Problem details
Extract everything from the first line through the line with "y_ticks = [0, 20, 40, 60, 80, 100, 120]", both ends included, except for any pictures.
::: Given information
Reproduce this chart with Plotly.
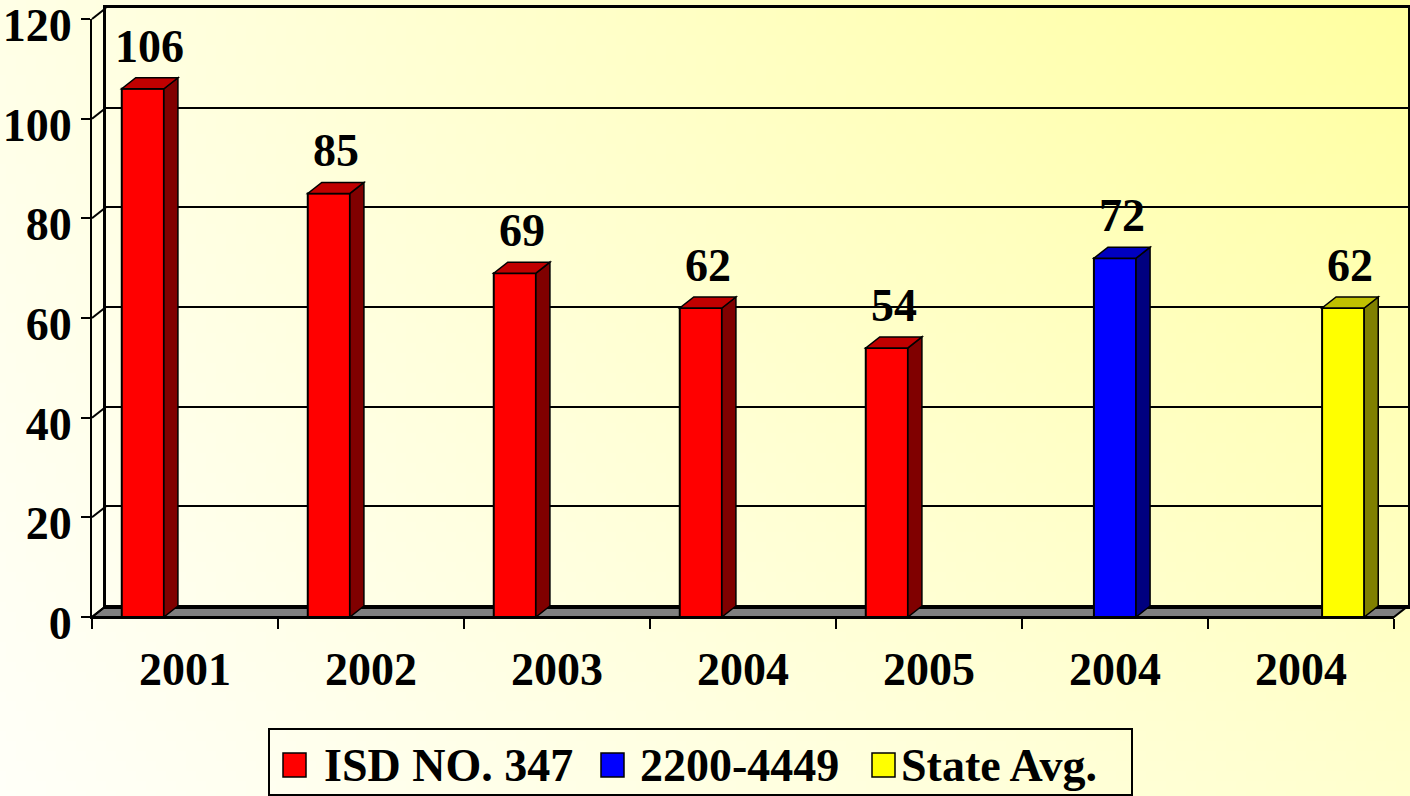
import zlib, struct, base64
import plotly.graph_objects as go

# ---------------- data ----------------
categories = ["2001", "2002", "2003", "2004", "2005", "2004", "2004"]
series_names = ["ISD NO. 347", "2200-4449", "State Avg."]
isd_values = [106, 85, 69, 62, 54, None, None]
group_values = [None, None, None, None, None, 72, None]
state_values = [None, None, None, None, None, None, 62]
y_ticks = [0, 20, 40, 60, 80, 100, 120]

front_colors = ["#FF0000", "#0000FF", "#FFFF00"]
top_colors = ["#C00000", "#0000C0", "#C0C000"]
side_colors = ["#800000", "#000080", "#808000"]

# ---------------- geometry (pixels) ----------------
W, H = 1410, 796
FX0, FX1, FYB, FYT = 92, 1394, 617, 19      # front plane of the plot
DX, DY = 14, 11                              # 3-D depth offset
YMAX = 120
BARGAP = 0.32
NCAT = len(categories)
ppu_y = (FYB - FYT) / YMAX
ppu_x = (FX1 - FX0) / NCAT
dxu = DX / ppu_x
dyu = DY / ppu_y

def px(x):
    return x / W

def py(y):
    return 1 - y / H

FONT = dict(family="Liberation Serif", size=46, color="black", weight="bold")

# ---------------- background gradient image ----------------
def make_png(w, h, corners):
    tl, tr, bl, br = corners
    rows = []
    for j in range(h):
        fy = j / (h - 1)
        row = bytearray([0])
        for i in range(w):
            fx = i / (w - 1)
            pix = []
            for k in range(3):
                top = tl[k] * (1 - fx) + tr[k] * fx
                bot = bl[k] * (1 - fx) + br[k] * fx
                pix.append(int(round(top * (1 - fy) + bot * fy)))
            row += bytes(pix)
        rows.append(bytes(row))
    raw = b"".join(rows)

    def chunk(t, d):
        return struct.pack(">I", len(d)) + t + d + struct.pack(">I", zlib.crc32(t + d) & 0xFFFFFFFF)

    return (b"\x89PNG\r\n\x1a\n" + chunk(b"IHDR", struct.pack(">IIBBBBB", w, h, 8, 2, 0, 0, 0))
            + chunk(b"IDAT", zlib.compress(raw)) + chunk(b"IEND", b""))

png = make_png(141, 80, [(255, 255, 230), (255, 255, 160), (255, 255, 248), (255, 255, 206)])
bg_uri = "data:image/png;base64," + base64.b64encode(png).decode()

fig = go.Figure()

# dummy trace to create the back-wall subplot
fig.add_trace(go.Scatter(x=[0.5], y=[0], mode="markers", marker=dict(opacity=0),
                         xaxis="x", yaxis="y", showlegend=False, hoverinfo="skip"))

all_series = [isd_values, group_values, state_values]
xs = list(range(NCAT))
for name, vals, col in zip(series_names, all_series, front_colors):
    fig.add_trace(go.Bar(x=xs, y=vals, name=name, marker=dict(color=col, line=dict(color="black", width=2)),
                         xaxis="x2", yaxis="y2", showlegend=False))

shapes = []
annotations = []
bw = (1 - BARGAP) / len(all_series)
for si, vals in enumerate(all_series):
    for ci, v in enumerate(vals):
        if v is None:
            continue
        xl = ci - (1 - BARGAP) / 2 + si * bw
        xr = xl + bw
        side = f"M {xr},0 L {xr+dxu},{dyu} L {xr+dxu},{v+dyu} L {xr},{v} Z"
        top = f"M {xl},{v} L {xr},{v} L {xr+dxu},{v+dyu} L {xl+dxu},{v+dyu} Z"
        for path, col in ((side, side_colors[si]), (top, top_colors[si])):
            shapes.append(dict(type="path", path=path, xref="x2", yref="y2", fillcolor=col,
                               line=dict(color="black", width=1.5), layer="above"))
        annotations.append(dict(x=(xl + xr) / 2 + dxu / 2, y=v + dyu, xref="x2", yref="y2",
                                text=str(v), showarrow=False, yanchor="bottom", yshift=4, font=FONT))

# floor
shapes.append(dict(type="path", xref="paper", yref="paper", layer="below",
                   path=f"M {px(FX0)},{py(FYB)} L {px(FX1)},{py(FYB)} L {px(FX1+DX)},{py(FYB-DY)} L {px(FX0+DX)},{py(FYB-DY)} Z",
                   fillcolor="#808080", line=dict(color="black", width=2)))
# left side-wall diagonals
for t in y_ticks:
    yf = FYB - t * ppu_y
    shapes.append(dict(type="line", xref="paper", yref="paper", layer="below",
                       x0=px(FX0), y0=py(yf), x1=px(FX0 + DX), y1=py(yf - DY),
                       line=dict(color="black", width=2)))

# manual legend
LX0, LX1, LY0, LY1 = 269, 1132, 729, 795
shapes.append(dict(type="rect", xref="paper", yref="paper", x0=px(LX0), x1=px(LX1), y0=py(LY1), y1=py(LY0),
                   line=dict(color="black", width=2), fillcolor="rgba(0,0,0,0)"))
leg_sq_x = [283, 601, 872]
leg_tx_x = [322, 638, 899]
for name, col, sx, tx in zip(series_names, front_colors, leg_sq_x, leg_tx_x):
    shapes.append(dict(type="rect", xref="paper", yref="paper", x0=px(sx), x1=px(sx + 23),
                       y0=py(777), y1=py(753), fillcolor=col, line=dict(color="black", width=1.5)))
    annotations.append(dict(x=px(tx), y=py(765), xref="paper", yref="paper", text=name, showarrow=False,
                            xanchor="left", yanchor="middle", font=FONT))

fig.update_layout(
    width=W, height=H, autosize=False,
    margin=dict(l=0, r=0, t=0, b=0, pad=0, autoexpand=False),
    paper_bgcolor="#FFFFE0", plot_bgcolor="rgba(0,0,0,0)",
    barmode="group", bargap=BARGAP, bargroupgap=0,
    showlegend=False,
    images=[dict(source=bg_uri, xref="paper", yref="paper", x=0, y=1, sizex=1, sizey=1,
                 xanchor="left", yanchor="top", sizing="stretch", layer="below")],
    xaxis=dict(domain=[px(FX0 + DX), px(FX1 + DX)], range=[0, 1], anchor="y", automargin=False,
               showline=True, mirror=True, linecolor="black", linewidth=2.5,
               showgrid=False, zeroline=False, showticklabels=False, ticks=""),
    yaxis=dict(domain=[py(FYB - DY), py(FYT - DY)], range=[0, YMAX], anchor="x", automargin=False,
               showline=True, mirror=True, linecolor="black", linewidth=2.5,
               showgrid=True, gridcolor="black", gridwidth=2, tickvals=y_ticks,
               zeroline=False, showticklabels=False, ticks=""),
    xaxis2=dict(domain=[px(FX0), px(FX1)], range=[-0.5, NCAT - 0.5], anchor="y2", automargin=False,
                tickvals=xs, ticktext=categories, ticks="", tickfont=FONT,
                ticklabelstandoff=11, ticklabeloverflow="allow",
                showline=True, linecolor="black", linewidth=2, showgrid=False, zeroline=False,
                minor=dict(ticks="outside", ticklen=10, tickwidth=2, tickcolor="black",
                           tick0=-0.5, dtick=1, showgrid=False)),
    yaxis2=dict(domain=[py(FYB), py(FYT)], range=[0, YMAX], anchor="x2", automargin=False,
                tickvals=y_ticks, ticks="outside", ticklen=9, tickwidth=2, tickcolor="black",
                tickfont=FONT, ticklabeloverflow="allow", ticklabelshift=6,
                showline=True, linecolor="black", linewidth=2,
                showgrid=False, zeroline=False),
    shapes=shapes, annotations=annotations,
)

fig.write_html("out.html", config={"displayModeBar": False, "responsive": False},
               post_script="document.body.style.margin='0px';document.body.style.overflow='hidden';")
::::::
Reply to the task
Reproduce this chart with Plotly.
import zlib, struct, base64
import plotly.graph_objects as go

# ---------------- data ----------------
categories = ["2001", "2002", "2003", "2004", "2005", "2004", "2004"]
series_names = ["ISD NO. 347", "2200-4449", "State Avg."]
isd_values = [106, 85, 69, 62, 54, None, None]
group_values = [None, None, None, None, None, 72, None]
state_values = [None, None, None, None, None, None, 62]
y_ticks = [0, 20, 40, 60, 80, 100, 120]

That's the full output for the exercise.